Let $k$ be an algebraically closed field (I'm interested in a characteristic $p>0$ specific example) and let $X$ be a (smooth if needed) algebraic variety.

Let $Y \subset X$ be a (possibly) singular closed subvariety of codimension $c$.

I am interested in hypothesis on the singularities of $Y$ that could allow to have a Thom-Gysin isomorphism in étale cohomology $$H^{*-2c}_{\text{ét}}(Y; \mathbf Q_\ell(-c)) \simeq H^*_{\text{ét}}(X,X-Y; \mathbf Q_\ell) $$

As mentionned in the answer to the question The Gysin long exact sequence for the complement of the zero section of a line bundle over a (possibly) singular base, if $Y$ is the zero section in the total space of a line bundle (and more generally of a vector bundle) over a singular base, there is such an isomorphism.

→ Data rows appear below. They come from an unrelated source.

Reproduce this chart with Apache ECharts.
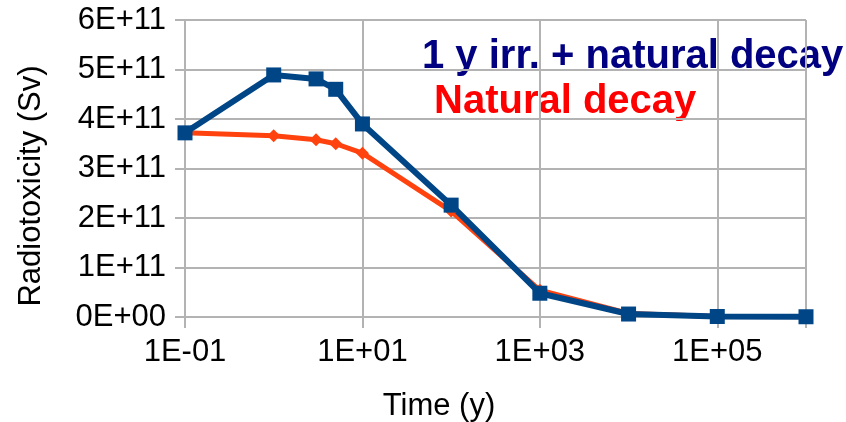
<!DOCTYPE html>
<html>
<head>
  <meta charset="UTF-8">
  <title>Radiotoxicity</title>
  <script src="https://cdn.jsdelivr.net/npm/echarts@6/dist/echarts.min.js"></script>
  <style>
    html, body { margin: 0; padding: 0; background: #fff; }
    #main { width: 846px; height: 422px; }
  </style>
</head>
<body>
  <div id="main"></div>
  <script>
    // time points (years)
    var times = [0.1, 1, 3, 5, 10, 100, 1000, 10000, 100000, 1000000];
    // radiotoxicity (Sv)
    var irrDecay = [3.72e11, 4.89e11, 4.81e11, 4.6e11, 3.9e11, 2.26e11, 0.48e11, 0.06e11, 0.01e11, 0.005e11];
    var naturalDecay = [3.72e11, 3.66e11, 3.58e11, 3.5e11, 3.31e11, 2.14e11, 0.54e11, 0.07e11, 0.01e11, 0.005e11];
    var yTicks = ['0E+00', '1E+11', '2E+11', '3E+11', '4E+11', '5E+11', '6E+11'];

    function pairs(xs, ys) {
      return xs.map(function (x, i) { return [x, ys[i]]; });
    }

    function expLabel(v) {
      var e = Math.round(Math.log10(v));
      if (e >= 6) return '';
      var s = e < 0 ? '-' : '+';
      var a = Math.abs(e);
      return '1E' + s + (a < 10 ? '0' : '') + a;
    }

    var font = 'Liberation Sans, Arial, sans-serif';
    var gridColor = '#b3b3b3';

    var myChart = echarts.init(document.getElementById('main'));
    var option = {
      animation: false,
      grid: { left: 185, right: 40, top: 20, bottom: 105 },
      xAxis: {
        type: 'log',
        logBase: 10,
        min: 0.1,
        max: 1000000,
        interval: 2,
        axisLine: { lineStyle: { color: gridColor, width: 2 } },
        axisTick: { show: true, length: 11, lineStyle: { color: gridColor, width: 2 } },
        minorTick: { show: false },
        splitLine: { show: true, lineStyle: { color: gridColor, width: 2 } },
        axisLabel: {
          color: '#000', fontFamily: font, fontSize: 31, margin: 20,
          formatter: expLabel
        }
      },
      yAxis: {
        type: 'value',
        min: 0,
        max: 6e11,
        interval: 1e11,
        axisLine: { show: true, lineStyle: { color: gridColor, width: 2 } },
        axisTick: { show: true, length: 10, lineStyle: { color: gridColor, width: 2 } },
        splitLine: { show: true, lineStyle: { color: gridColor, width: 2 } },
        axisLabel: {
          color: '#000', fontFamily: font, fontSize: 31, margin: 19,
          formatter: function (v) { return yTicks[Math.round(v / 1e11)]; }
        }
      },
      series: [
        {
          name: 'Natural decay',
          type: 'line',
          data: pairs(times, naturalDecay),
          symbol: 'diamond',
          symbolSize: 13,
          lineStyle: { color: '#ff420e', width: 5 },
          itemStyle: { color: '#ff420e' }
        },
        {
          name: '1 y irr. + natural decay',
          type: 'line',
          data: pairs(times, irrDecay),
          symbol: 'rect',
          symbolSize: 15,
          lineStyle: { color: '#004586', width: 6 },
          itemStyle: { color: '#004586' }
        }
      ],
      graphic: [
        {
          type: 'text', left: 422, top: 37,
          style: { text: '1 y irr. + natural decay', fill: '#000080', font: 'bold 40px ' + font }
        },
        {
          type: 'text', left: 434, top: 82,
          style: { text: 'Natural decay', fill: '#ff0000', font: 'bold 40px ' + font }
        },
        {
          type: 'text', x: 439, y: 406,
          style: { text: 'Time (y)', fill: '#000', font: '31px ' + font, textAlign: 'center', textVerticalAlign: 'middle' }
        },
        {
          type: 'text', x: 31, y: 186, rotation: Math.PI / 2,
          style: { text: 'Radiotoxicity (Sv)', fill: '#000', font: '31px ' + font, textAlign: 'center', textVerticalAlign: 'middle' }
        }
      ]
    };
    myChart.setOption(option);
  </script>
</body>
</html>
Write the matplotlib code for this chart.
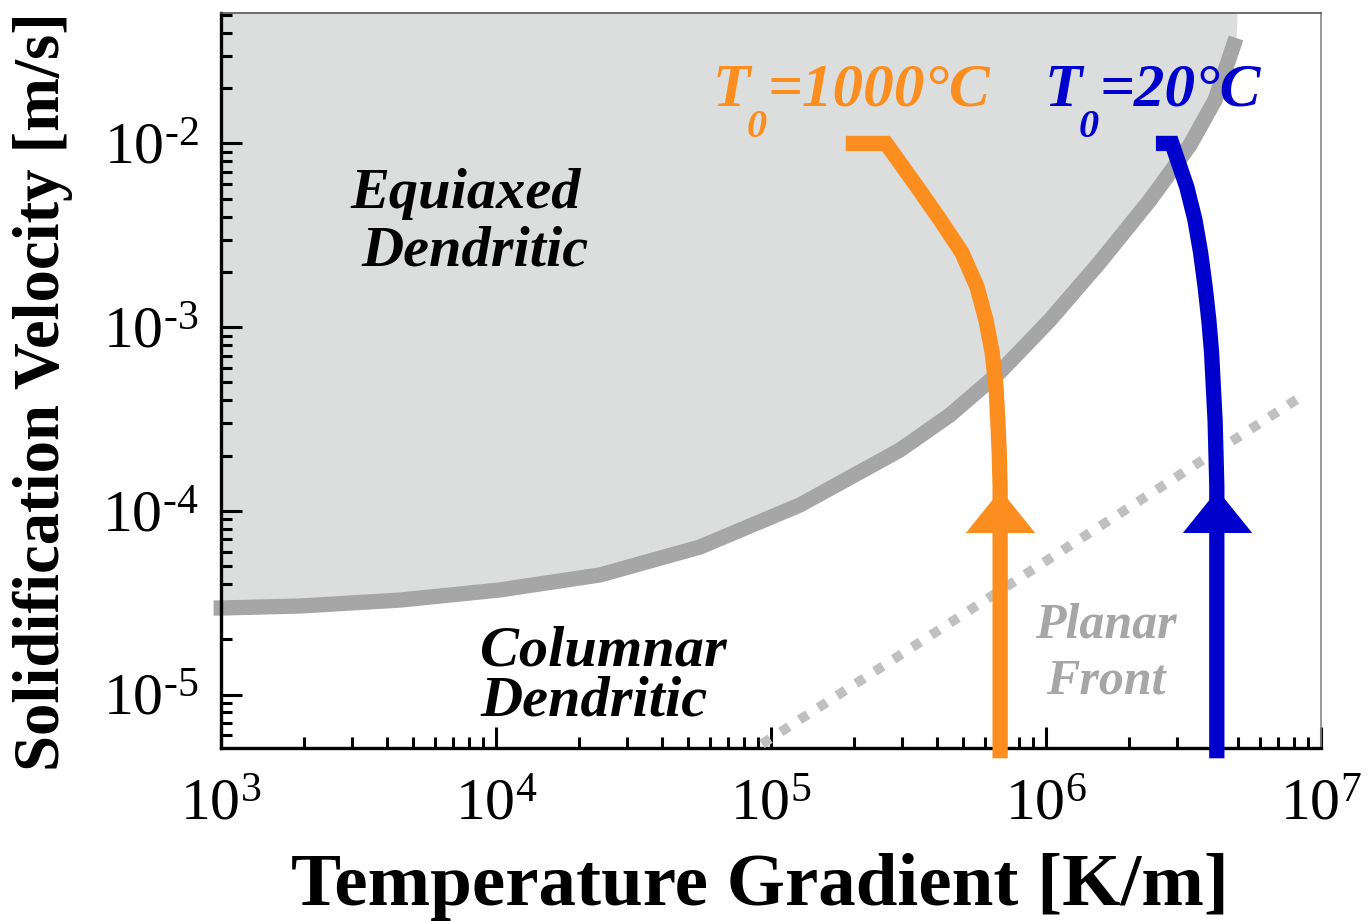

Moreover, in general, when $Y$ is a complete intersection, there is a well defined morphism:

$$H^{*-2c}_{\text{ét}}(Y; \mathbf Q_\ell(-c)) \to H^*_{\text{ét}}(X,X-Y; \mathbf Q_\ell).$$ (I got this from the article of Joël Riou in the book "Travaux de Gabber sur l'uniformisation locale et la cohomologie etale des schemas quasi-excellents", Exposé XVI, section 2. It is available at http://arxiv.org/abs/1207.3648)

In such generality, it is certainly not an isomorphism, but are there known conditions on $Y$ that would ensure the previous map to be an isomorphism?